**Your instructions**. Check each line of the material. Copy those containing "chart".

**Input rows**.
....................

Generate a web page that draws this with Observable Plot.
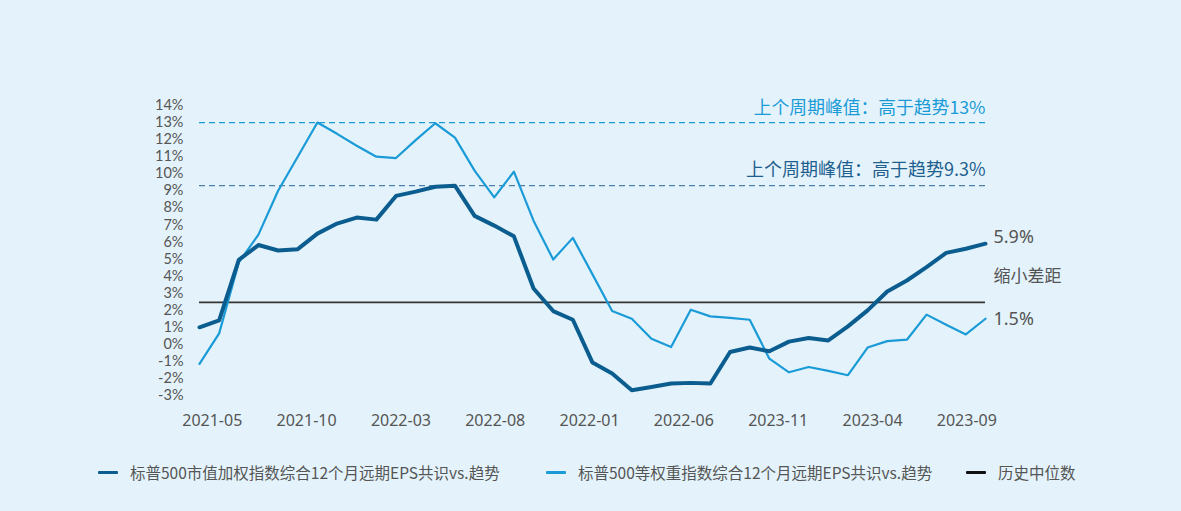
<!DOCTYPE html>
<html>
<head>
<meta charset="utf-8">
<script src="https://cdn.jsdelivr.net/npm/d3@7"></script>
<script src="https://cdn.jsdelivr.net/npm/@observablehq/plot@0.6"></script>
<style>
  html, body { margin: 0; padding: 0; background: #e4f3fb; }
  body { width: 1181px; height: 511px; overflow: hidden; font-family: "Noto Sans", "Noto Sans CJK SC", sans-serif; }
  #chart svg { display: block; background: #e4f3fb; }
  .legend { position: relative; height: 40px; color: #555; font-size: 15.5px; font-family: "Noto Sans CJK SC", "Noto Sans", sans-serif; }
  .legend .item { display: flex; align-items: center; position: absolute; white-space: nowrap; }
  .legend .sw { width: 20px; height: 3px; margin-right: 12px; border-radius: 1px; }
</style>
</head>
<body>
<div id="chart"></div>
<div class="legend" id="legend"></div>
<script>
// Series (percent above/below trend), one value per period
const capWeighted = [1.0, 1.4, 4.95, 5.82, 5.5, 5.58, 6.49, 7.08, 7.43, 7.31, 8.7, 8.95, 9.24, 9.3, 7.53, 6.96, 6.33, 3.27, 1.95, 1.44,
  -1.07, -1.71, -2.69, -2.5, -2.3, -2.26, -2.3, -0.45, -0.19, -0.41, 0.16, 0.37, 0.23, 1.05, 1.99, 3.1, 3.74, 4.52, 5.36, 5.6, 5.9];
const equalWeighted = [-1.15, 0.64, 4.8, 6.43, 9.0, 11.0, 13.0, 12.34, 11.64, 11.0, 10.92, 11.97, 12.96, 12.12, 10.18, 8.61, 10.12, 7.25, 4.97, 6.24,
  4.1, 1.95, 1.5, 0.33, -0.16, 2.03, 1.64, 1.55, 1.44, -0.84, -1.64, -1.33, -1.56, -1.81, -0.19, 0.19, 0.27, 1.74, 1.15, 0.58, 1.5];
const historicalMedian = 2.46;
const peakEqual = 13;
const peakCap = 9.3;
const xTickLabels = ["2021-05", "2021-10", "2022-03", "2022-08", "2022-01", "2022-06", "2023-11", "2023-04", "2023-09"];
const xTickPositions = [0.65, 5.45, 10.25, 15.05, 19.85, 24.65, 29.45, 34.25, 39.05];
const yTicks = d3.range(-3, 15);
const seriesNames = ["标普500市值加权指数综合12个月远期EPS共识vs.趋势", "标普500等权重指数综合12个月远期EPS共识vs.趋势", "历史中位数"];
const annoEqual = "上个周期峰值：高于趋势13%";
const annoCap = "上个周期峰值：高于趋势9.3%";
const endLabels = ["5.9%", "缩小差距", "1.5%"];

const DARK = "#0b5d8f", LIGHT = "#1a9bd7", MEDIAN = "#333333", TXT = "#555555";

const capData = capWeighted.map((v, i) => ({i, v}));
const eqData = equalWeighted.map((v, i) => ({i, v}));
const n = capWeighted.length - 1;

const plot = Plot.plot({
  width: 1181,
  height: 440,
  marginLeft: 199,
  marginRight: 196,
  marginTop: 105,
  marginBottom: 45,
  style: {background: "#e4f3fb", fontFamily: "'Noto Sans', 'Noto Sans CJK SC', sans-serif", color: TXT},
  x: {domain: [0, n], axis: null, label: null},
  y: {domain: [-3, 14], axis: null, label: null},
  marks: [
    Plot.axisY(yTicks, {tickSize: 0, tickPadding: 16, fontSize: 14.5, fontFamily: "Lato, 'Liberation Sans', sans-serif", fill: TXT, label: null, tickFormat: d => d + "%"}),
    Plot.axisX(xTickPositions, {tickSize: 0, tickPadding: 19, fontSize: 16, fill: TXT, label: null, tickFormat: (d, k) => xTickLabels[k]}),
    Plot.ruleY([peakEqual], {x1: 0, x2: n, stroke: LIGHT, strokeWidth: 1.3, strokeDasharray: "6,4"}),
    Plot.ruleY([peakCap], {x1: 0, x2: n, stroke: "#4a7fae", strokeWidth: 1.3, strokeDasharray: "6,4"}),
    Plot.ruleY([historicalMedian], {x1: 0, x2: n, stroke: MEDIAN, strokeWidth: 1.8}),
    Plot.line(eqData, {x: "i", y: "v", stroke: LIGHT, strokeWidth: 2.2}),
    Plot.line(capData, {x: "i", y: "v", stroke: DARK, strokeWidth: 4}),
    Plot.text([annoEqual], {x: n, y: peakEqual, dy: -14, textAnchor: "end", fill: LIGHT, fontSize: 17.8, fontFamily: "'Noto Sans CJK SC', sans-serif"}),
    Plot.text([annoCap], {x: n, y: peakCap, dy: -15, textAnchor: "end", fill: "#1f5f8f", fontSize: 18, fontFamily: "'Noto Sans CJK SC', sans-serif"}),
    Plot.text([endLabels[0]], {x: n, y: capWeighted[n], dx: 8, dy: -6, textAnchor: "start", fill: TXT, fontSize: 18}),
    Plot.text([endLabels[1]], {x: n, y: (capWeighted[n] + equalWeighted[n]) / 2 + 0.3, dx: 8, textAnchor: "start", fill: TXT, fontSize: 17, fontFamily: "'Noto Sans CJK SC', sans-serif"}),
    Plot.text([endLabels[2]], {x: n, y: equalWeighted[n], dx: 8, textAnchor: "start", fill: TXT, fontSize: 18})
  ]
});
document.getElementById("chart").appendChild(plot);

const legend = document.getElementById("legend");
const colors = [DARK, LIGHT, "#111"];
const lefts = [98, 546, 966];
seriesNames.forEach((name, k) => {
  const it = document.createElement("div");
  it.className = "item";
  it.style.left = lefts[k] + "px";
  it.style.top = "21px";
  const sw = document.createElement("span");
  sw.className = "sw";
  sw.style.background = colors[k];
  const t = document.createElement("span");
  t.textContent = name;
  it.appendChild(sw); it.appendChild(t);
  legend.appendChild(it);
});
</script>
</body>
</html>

....................

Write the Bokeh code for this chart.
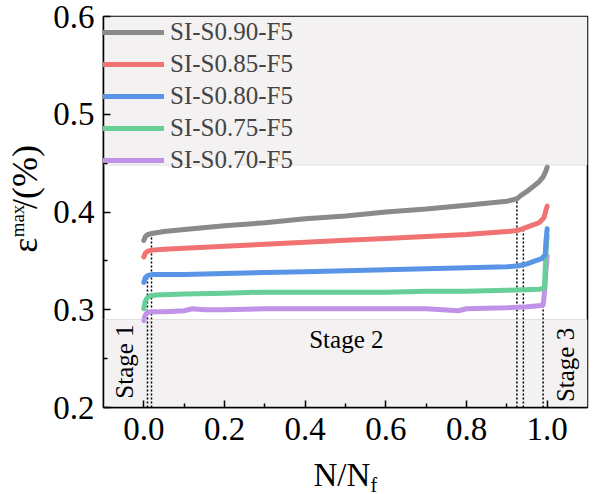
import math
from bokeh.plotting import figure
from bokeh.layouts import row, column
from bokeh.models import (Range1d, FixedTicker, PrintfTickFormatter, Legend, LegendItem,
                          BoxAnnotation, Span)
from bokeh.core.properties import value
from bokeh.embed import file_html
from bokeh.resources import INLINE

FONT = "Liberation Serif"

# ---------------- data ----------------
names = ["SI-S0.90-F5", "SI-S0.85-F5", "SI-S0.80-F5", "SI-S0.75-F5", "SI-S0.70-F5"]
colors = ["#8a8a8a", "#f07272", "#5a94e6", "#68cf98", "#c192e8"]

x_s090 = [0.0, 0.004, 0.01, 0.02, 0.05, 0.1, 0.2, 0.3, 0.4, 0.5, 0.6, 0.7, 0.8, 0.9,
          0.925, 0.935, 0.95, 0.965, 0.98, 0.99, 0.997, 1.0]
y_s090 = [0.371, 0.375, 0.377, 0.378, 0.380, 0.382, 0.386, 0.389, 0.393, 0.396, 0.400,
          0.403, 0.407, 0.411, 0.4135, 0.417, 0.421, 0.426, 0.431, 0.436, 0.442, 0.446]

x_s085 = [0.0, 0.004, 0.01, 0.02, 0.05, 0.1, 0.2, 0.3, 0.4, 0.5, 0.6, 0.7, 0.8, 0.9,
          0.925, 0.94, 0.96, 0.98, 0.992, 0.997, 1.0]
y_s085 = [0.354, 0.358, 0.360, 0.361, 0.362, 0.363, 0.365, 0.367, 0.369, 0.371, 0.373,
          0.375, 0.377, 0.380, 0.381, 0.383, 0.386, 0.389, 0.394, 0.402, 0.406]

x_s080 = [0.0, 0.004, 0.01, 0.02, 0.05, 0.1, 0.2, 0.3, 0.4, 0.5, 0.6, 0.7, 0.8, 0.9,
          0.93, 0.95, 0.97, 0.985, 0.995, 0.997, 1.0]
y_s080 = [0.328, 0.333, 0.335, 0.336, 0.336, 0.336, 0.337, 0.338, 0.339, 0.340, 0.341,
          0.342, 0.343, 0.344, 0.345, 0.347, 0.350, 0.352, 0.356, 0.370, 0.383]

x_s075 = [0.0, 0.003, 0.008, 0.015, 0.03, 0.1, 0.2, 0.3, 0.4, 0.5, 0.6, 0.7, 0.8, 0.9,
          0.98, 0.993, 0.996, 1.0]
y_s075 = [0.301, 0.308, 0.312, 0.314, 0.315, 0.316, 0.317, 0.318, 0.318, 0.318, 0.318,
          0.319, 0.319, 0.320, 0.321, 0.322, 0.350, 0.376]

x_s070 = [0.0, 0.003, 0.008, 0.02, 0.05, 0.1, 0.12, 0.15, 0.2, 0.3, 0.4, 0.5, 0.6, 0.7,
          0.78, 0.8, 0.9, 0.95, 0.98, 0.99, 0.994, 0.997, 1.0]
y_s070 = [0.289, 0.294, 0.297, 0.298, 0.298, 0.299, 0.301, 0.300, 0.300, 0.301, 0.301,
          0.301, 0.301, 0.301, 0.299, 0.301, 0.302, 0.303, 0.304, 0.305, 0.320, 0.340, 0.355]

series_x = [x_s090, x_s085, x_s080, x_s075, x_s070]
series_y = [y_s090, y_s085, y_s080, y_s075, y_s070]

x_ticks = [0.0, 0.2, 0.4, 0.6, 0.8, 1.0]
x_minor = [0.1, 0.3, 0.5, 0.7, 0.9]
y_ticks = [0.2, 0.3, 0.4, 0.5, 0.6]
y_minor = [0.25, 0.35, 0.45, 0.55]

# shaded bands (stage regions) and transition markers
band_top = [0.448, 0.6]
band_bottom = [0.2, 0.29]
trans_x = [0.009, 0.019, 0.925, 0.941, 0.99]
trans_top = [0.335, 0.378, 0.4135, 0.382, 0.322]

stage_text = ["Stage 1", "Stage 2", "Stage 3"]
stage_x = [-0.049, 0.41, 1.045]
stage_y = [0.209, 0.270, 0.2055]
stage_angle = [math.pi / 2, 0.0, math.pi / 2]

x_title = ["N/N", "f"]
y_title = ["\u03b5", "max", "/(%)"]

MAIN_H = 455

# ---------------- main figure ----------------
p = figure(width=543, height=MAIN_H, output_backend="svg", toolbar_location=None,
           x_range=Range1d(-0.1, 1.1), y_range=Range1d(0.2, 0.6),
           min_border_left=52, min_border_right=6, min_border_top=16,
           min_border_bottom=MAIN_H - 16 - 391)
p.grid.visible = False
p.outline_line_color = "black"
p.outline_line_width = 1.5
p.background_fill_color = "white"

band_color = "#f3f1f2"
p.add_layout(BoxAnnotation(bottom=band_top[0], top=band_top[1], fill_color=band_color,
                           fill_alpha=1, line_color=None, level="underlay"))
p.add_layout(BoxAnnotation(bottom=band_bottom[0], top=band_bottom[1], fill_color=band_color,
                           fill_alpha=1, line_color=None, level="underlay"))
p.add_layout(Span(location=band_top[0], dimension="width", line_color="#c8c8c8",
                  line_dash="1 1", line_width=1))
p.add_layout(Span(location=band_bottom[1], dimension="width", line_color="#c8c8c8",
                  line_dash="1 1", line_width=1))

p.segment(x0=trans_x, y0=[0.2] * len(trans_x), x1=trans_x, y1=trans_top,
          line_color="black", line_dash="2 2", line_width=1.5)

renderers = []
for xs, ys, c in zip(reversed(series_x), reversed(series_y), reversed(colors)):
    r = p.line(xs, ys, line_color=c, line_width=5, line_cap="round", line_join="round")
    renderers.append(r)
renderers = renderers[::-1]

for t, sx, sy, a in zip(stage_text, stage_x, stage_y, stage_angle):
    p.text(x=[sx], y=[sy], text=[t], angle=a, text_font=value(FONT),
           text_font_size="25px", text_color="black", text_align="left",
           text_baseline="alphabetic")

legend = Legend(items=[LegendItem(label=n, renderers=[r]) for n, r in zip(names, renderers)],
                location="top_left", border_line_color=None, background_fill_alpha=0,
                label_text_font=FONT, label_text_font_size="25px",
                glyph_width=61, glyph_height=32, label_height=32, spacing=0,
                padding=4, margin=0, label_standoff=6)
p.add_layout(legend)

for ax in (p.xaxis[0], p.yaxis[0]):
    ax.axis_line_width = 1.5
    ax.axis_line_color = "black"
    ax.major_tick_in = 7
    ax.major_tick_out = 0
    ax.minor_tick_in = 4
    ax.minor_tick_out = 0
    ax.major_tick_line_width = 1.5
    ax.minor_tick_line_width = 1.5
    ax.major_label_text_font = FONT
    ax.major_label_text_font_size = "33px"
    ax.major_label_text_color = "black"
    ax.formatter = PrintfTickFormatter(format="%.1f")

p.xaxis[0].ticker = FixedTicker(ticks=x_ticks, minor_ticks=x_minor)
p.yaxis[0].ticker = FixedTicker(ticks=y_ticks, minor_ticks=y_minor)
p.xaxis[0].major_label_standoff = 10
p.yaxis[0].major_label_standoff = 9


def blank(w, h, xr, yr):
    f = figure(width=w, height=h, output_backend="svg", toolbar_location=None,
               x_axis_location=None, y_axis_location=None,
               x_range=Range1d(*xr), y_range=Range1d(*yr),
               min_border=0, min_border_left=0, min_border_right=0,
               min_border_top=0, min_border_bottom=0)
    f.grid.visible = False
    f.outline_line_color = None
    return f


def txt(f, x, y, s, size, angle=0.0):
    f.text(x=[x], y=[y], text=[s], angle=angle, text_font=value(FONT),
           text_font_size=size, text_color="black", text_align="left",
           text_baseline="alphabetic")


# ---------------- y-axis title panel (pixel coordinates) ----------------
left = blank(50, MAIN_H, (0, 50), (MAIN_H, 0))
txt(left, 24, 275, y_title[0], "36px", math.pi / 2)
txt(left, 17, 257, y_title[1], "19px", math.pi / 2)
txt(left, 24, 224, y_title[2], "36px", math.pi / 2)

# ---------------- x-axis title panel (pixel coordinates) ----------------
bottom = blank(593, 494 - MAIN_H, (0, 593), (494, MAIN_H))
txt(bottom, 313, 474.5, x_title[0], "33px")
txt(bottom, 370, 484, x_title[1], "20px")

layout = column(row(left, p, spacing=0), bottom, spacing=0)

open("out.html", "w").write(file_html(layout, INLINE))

....................

**The output**.
  #chart svg { display: block; background: #e4f3fb; }
<div id="chart"></div>
document.getElementById("chart").appendChild(plot);
Write the Bokeh code for this chart.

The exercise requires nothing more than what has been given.